Wednesday, June 03, 2009

7" ROUNDUP: Sacred Bones Records

The Brooklyn-based Sacred Bones label sent along a package of four new 7" records. This imprint has a serious and classy design aesthetic going... even the envelope they came in is beautiful and I'm sorry I tore it open right across the label logo because I hadn't yet realized it was a specially printed envelope. The tunes, on the other hand, have given me some mixed feelings:



GARY WAR Zontag 7". Here's a band/artist/guy from NYC that I had pegged as a more ethereal and prettified take on the Blank Dogs aesthetic, perhaps the Haircut One Hundred to Blank Dogs' Depeche Mode. That might not make any sense at all because I've never listened to Haircut One Hundred, except for that video where the guy played a xylophone with a couple bananas. And I like Gary War better than Haircut One Hundred (and the Blank Dogs for that matter) -- their full-length LP New Raytheonport, out earlier in 2008 on the Shdwply and Disaro labels, was an elusive and dreamy thing of no small beauty. This 7" on the other hand is kind of a goof. I mean Side A almost makes no sense at all. Side B a little more, but both are somewhat hyper and upbeat almost-songs that immediately run away from the listener, stay there for a couple minutes, and then disappear. It is more 'punk' than the full-length, for what it's worth.



SPIRIT PHOTOGRAPHY Time Is Racing 7". A band I know nothing about, but sounds like more Blankdogstitude to me, though with more direct vocals, a heavy and pounding drum machine, full-on guitars... the stadium rock version of the Blank Dogs' hiding-in-the-cupboard emanations.

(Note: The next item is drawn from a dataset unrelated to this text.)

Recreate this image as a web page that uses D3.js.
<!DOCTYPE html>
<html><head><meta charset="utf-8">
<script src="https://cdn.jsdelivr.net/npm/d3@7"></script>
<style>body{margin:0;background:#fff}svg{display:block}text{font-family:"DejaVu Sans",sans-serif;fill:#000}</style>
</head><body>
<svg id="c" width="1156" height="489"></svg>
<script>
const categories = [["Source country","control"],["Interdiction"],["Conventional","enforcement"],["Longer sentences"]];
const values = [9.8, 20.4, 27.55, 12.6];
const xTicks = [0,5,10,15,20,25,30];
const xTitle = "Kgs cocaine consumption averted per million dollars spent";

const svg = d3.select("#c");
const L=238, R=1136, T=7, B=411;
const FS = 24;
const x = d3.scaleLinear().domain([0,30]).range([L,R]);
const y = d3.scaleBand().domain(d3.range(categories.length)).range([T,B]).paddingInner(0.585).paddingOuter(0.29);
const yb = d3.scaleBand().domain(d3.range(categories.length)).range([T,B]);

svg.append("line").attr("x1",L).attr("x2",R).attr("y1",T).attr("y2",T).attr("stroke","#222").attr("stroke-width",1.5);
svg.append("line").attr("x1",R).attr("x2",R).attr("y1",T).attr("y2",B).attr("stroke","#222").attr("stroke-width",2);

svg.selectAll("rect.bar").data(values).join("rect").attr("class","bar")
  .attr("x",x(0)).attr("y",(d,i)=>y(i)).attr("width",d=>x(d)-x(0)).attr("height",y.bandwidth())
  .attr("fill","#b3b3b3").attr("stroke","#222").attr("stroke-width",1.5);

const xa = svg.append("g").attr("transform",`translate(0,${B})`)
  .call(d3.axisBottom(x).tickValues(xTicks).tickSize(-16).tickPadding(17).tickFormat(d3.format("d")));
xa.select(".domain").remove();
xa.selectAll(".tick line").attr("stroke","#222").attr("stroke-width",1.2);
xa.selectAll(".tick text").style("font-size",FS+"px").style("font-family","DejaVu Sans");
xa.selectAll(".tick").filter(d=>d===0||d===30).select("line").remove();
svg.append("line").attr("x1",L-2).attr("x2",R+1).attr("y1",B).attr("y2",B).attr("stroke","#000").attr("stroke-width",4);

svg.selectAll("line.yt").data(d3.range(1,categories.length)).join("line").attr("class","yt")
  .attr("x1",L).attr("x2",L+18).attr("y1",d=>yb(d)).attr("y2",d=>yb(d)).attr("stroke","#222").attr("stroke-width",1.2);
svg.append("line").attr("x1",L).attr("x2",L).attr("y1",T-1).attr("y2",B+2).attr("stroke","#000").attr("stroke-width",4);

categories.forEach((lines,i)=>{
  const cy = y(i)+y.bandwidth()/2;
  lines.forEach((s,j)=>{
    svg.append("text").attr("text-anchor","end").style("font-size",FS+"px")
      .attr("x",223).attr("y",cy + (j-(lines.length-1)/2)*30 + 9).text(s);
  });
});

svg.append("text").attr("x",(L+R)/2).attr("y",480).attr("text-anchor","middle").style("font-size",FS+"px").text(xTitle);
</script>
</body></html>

The vocals might be too much, taking it straight past Depeche Mode and into the realms of Wang Chung and The Fixx themselves. (Oh wait, the Sacred Bones website says "Douglas P and early DIJ" because they would never say "Wang Chung and The Fixx.") In other words, the music is heavy enough but this is slightly corny overall and I'm starting to wonder just what is the power of this 1980s aesthetic... it seems to have such a huge influence, with Spirit Photography hewing close to the party line while Gary War seems to be kinda frantically running away from it, stealing glances over his shoulder the whole way...

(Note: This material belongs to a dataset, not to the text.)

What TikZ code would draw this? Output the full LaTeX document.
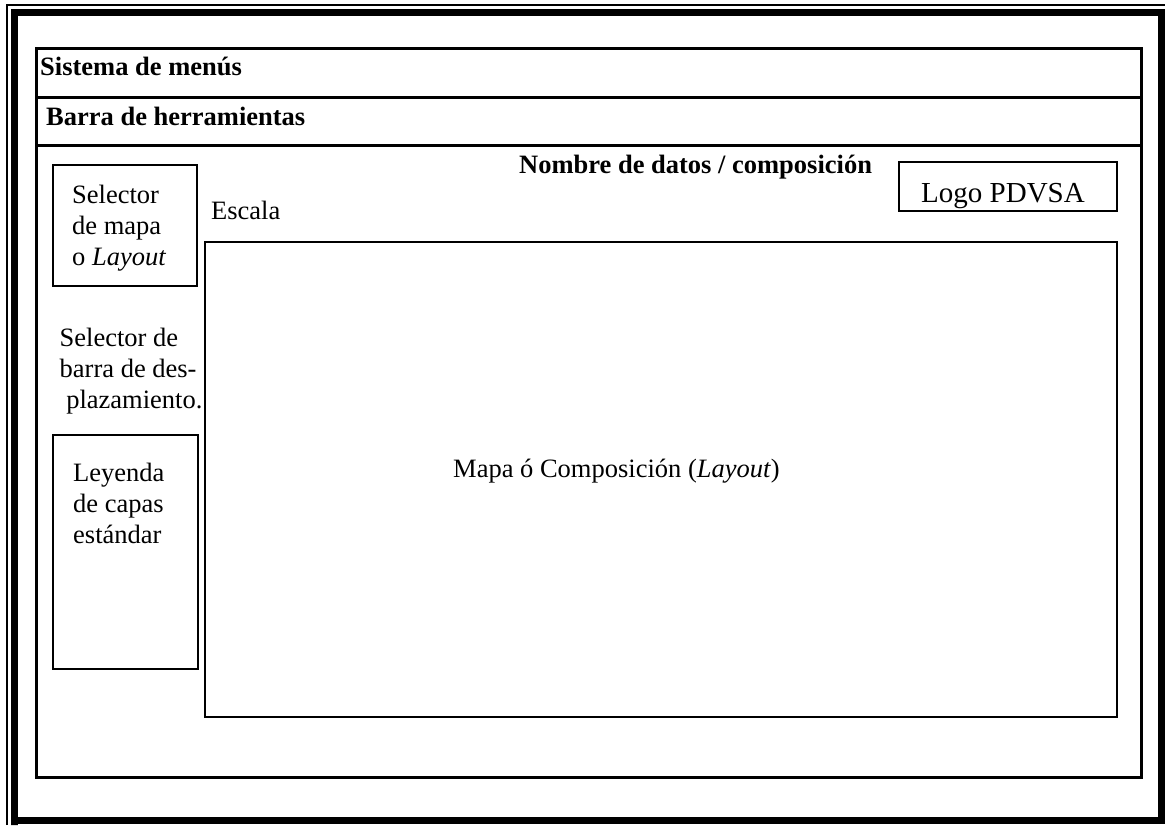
\documentclass[tikz,border=0pt]{standalone}
\usepackage{fontspec}
\setmainfont{Liberation Serif}
\begin{document}
\begin{tikzpicture}[x=1pt,y=-1pt,
  txt/.style={inner sep=0pt, anchor=base west, font=\fontsize{26.5}{31}\selectfont},
  btxt/.style={txt, font=\fontsize{26.5}{31}\selectfont\bfseries},
  mtxt/.style={inner sep=0pt, anchor=base west, align=left, font=\fontsize{26.5}{31}\selectfont},
  frame/.style={draw, line width=3pt},
  box/.style={draw, line width=2pt}]
\useasboundingbox (0,0) rectangle (1165,825);
% outer double border
\draw[line width=1.5pt] (7,825) -- (7,5) -- (1165,5);
\draw[line width=7pt] (14.5,825) -- (14.5,12) -- (1161.5,12) -- (1161.5,820) -- (14.5,820) -- cycle;
% main frame
\draw[frame] (36,48) rectangle (1141,777);
\coordinate (s1l) at (36,97);  \coordinate (s1r) at (1141,97);
\coordinate (s2l) at (36,145); \coordinate (s2r) at (1141,145);
\draw[frame] (s1l) -- (s1r);
\draw[frame] (s2l) -- (s2r);
% boxes
\draw[box] (52.5,165) rectangle (197,286);
\draw[box] (53,435) rectangle (198,669);
\draw[box] (205,242) rectangle (1117,717);
\draw[box] (899,162) rectangle (1117,211);
% texts
\node[btxt] (menus) at (40,75) {Sistema de menús};
\node[btxt] (barra) at (46,125) {Barra de herramientas};
\node[btxt] (nombre) at (519,173) {Nombre de datos / composición};
\node[inner sep=0pt, anchor=base, font=\fontsize{29}{34}\selectfont] (logo) at (1003,202) {Logo PDVSA};
\node[txt] (escala) at (211,219) {Escala};
\node[mtxt] (selmapa) at (72,265) {Selector\\de mapa\\o \textit{Layout}};
\node[mtxt] (selbarra) at (59.5,408) {Selector de\\barra de des-\\\ plazamiento.};
\node[mtxt] (leyenda) at (73,543) {Leyenda\\de capas\\estándar};
\node[txt] (mapa) at (453,477) {Mapa ó Composición (\textit{Layout})};
\end{tikzpicture}
\end{document}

THE PINK NOISE: Gold Light 7". I'll be damned -- more straight-up blankdoggery! Three for three, so I think I can officially announce that Sacred Bones has an aesthetic and they're not afraid to mine it. And I realize it's not accurate to just say "sounds like Blank Dogs" about these records; it's more like a few people decided it would be fun to start a band (or project) that sounds like Joy Division and/or 80s synth pop, and they were in such a hurry to try out their gear and get recording that they just didn't have much time to work on any songs. That said, "Gold Light" does have some hooks, a catchy beat, a "bop bop" that the singer hits in between the verses, and some out-of-nowhere hand drumming. Side B has a driving heavy beat, a station-ID toy-keyboard chime-hook (better when Blues Control did it a couple years ago), and... that's really it. Both songs seem to be right at about 2 minutes long. Right now the critspeak popping into my head for this 7" is "rather slight"... but I guess that is how 45s were back in the day, before these days of 33 RPM EPs and whatnot, and "Gold Light" would sound fine for a couple minutes on the jukebox at some dive bar in the sci-fi movie in your head, sure.



MAX ELLIOTT The Nature o' Nature 7". I saved Max Elliott for last because I had a feeling he would be different... he's recording under his own name, for one... he's also got 3 songs on his 7" instead of 2... and sure enough, he's just a guy with an acoustic guitar singing and playing some folk songs. No drum machines or 1980s keyboards in sight -- not even imitation Ian Curtis vocals! Just a couple minutes in and I like this record the best of all four of 'em. Yes, because it comes as a relief after three records in a row that choose style over substance, but also because his songs are distinctive, taking a kind of old-time ballad feel and stoking it with a little punk fire. Some of the voice breaking on Side B is about halfway to Simon Finn doing "Jerusalem," which is quite a bit farther than most. Anyway, turns out he's from Wisconsin and part of the Dead Luke/Jerkwave crew... he's a member of the Absinthe Minds band and, if I'm reading this article right, he is Zola Jesus's brother.

Update: the Gary War is getting a little better each time I play it, while the Spirit Photography and Pink Noise are actually slipping a little. The Max Elliott is staying the same because it was straight-up to begin with.

AND THIS JUST IN....

Three more 7-inches have come from Sacred Bones, right on the heels of four 7's a couple months ago. Even though last time I wasn't as impressed by the tunes as the overall presentation, bring 'em on I say....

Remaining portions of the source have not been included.